= 1341 Kerala floods =

Extreme weather event in medieval Kerala

The 1341 Kerala Floods (also referred to as the 1341 Periyar River Floods) refer to a possible extreme weather event — most likely a deluge — that occurred in the year 1341 CE in present-day Kerala, on the Malabar Coast of southern India, along the Periyar River. No direct historical accounts of this flood survive today. Present-day knowledge about the event is based primarily on references to a calendar known as the "Puthuvype Era" or "Era of the New Deposit", which begins in 1341 CE. Understanding of the flood is further supported by findings from the Pattanam archaeological excavation in the Kodungallur-North Paravur region near Cochin, as well as geological studies of Vypin Island and the Fort Kochi area.

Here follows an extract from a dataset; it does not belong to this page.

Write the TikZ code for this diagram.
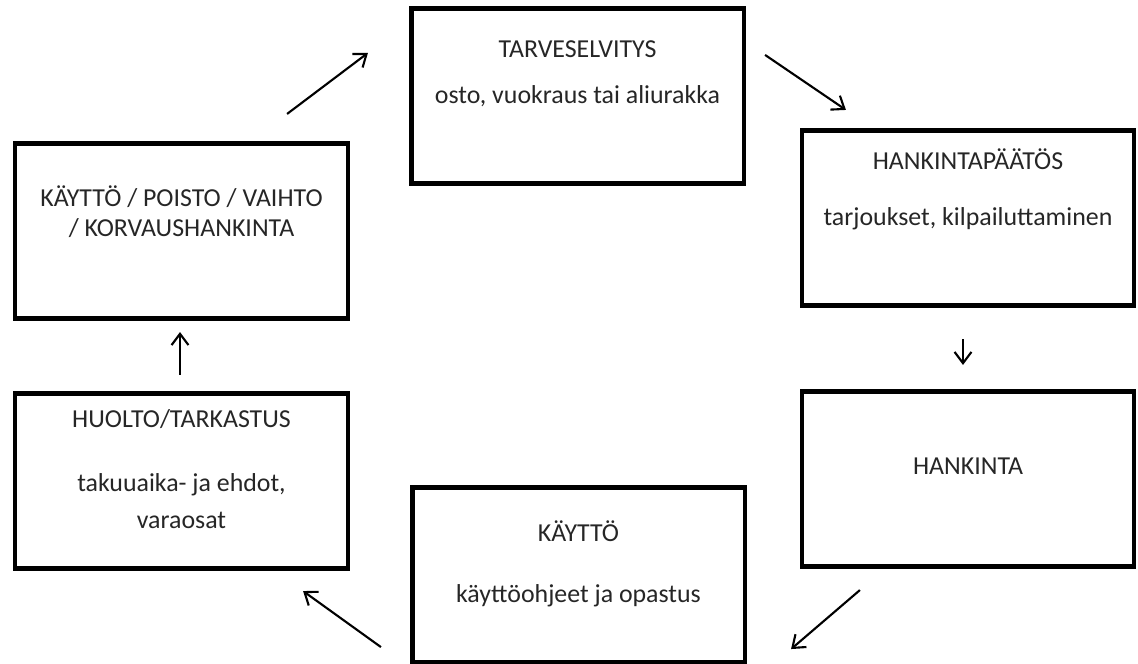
\documentclass[tikz,border=0pt]{standalone}
\usepackage{fontspec}
\setmainfont{Carlito}
\usepackage{tikz}
\usetikzlibrary{arrows.meta}

\begin{document}
\begin{tikzpicture}[x=0.025cm, y=-0.025cm,
    box/.style={draw, line width=2.9pt, minimum width=8.3cm, minimum height=4.375cm},
    txt/.style={text=black!85, font=\fontsize{18.4}{21.3}\selectfont, align=center},
    arr/.style={-{Straight Barb[length=8pt,width=12pt]}, line width=1.5pt}]
			\useasboundingbox (0,0) rectangle (1138,664);
			
			% boxes of the cycle
			\node[box] (tarve) at (577.5,96) {};
			\node[box] (paatos) at (968,218) {};
			\node[box] (hank) at (968,479) {};
			\node[box] (kaytto) at (578.5,575) {};
			\node[box] (huolto) at (181.5,481) {};
			\node[box] (vaihto) at (181.5,231) {};
			
			% texts
			\node[txt] (tarve-a) at ([shift={(0,43)}]tarve.north) {TARVESELVITYS};
			\node[txt] (tarve-b) at ([shift={(0,90)}]tarve.north) {osto, vuokraus tai aliurakka};
			\node[txt] (paatos-a) at ([shift={(0,31)}]paatos.north) {HANKINTAPÄÄTÖS};
			\node[txt] (paatos-b) at ([shift={(0,90)}]paatos.north) {tarjoukset, kilpailuttaminen};
			\node[txt] (hank-a) at ([shift={(0,77)}]hank.north) {HANKINTA};
			\node[txt] (kaytto-a) at ([shift={(0,46)}]kaytto.north) {KÄYTTÖ};
			\node[txt] (kaytto-b) at ([shift={(0,110)}]kaytto.north) {käyttöohjeet ja opastus};
			\node[txt] (huolto-a) at ([shift={(0,28)}]huolto.north) {HUOLTO/TARKASTUS};
			\node[txt, font=\fontsize{18.4}{26.3}\selectfont] (huolto-b) at ([shift={(0,110)}]huolto.north) {takuuaika- ja ehdot,\\ varaosat};
			\node[txt] (vaihto-a) at ([shift={(0,70)}]vaihto.north) {KÄYTTÖ / POISTO / VAIHTO\\ / KORVAUSHANKINTA};
			
			% arrows between the boxes
			\draw[arr] ([shift={(-62.5,-27.5)}]vaihto.north east) -- ([shift={(-41.5,46.5)}]tarve.north west);
			\draw[arr] ([shift={(19.5,48.5)}]tarve.north east) -- ([shift={(46,-18.5)}]paatos.north west);
			\draw[arr] ([shift={(-5,31.5)}]paatos.south) -- ([shift={(-5,-24.5)}]hank.north);
			\draw[arr] ([shift={(60,21.5)}]hank.south west) -- ([shift={(44.5,-15.5)}]kaytto.south east);
			\draw[arr] ([shift={(-29.5,-17.5)}]kaytto.south west) -- ([shift={(-46.5,20.5)}]huolto.south east);
			\draw[arr] ([shift={(-1.5,-16.5)}]huolto.north) -- ([shift={(-1.5,11.5)}]vaihto.south);
		\end{tikzpicture}
\end{document}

It is widely believed that excessive siltation, caused by runoff from the Western Ghats through the Periyar River during the floods, led to a change in the Periyar's course and the destruction of the early historic natural port of Muziris (Muchiri). The accretion following the deluge perhaps brought about significant changes to the coastline between Alappuzha and Kodungallur, resulting in the formation of new land masses such as Vypin Island and extensive soil deposits in the Panangad-Kumbalam region. Historians also believe the floods played a major role in the formation of Cochin Port and the estuary on the Vembanad.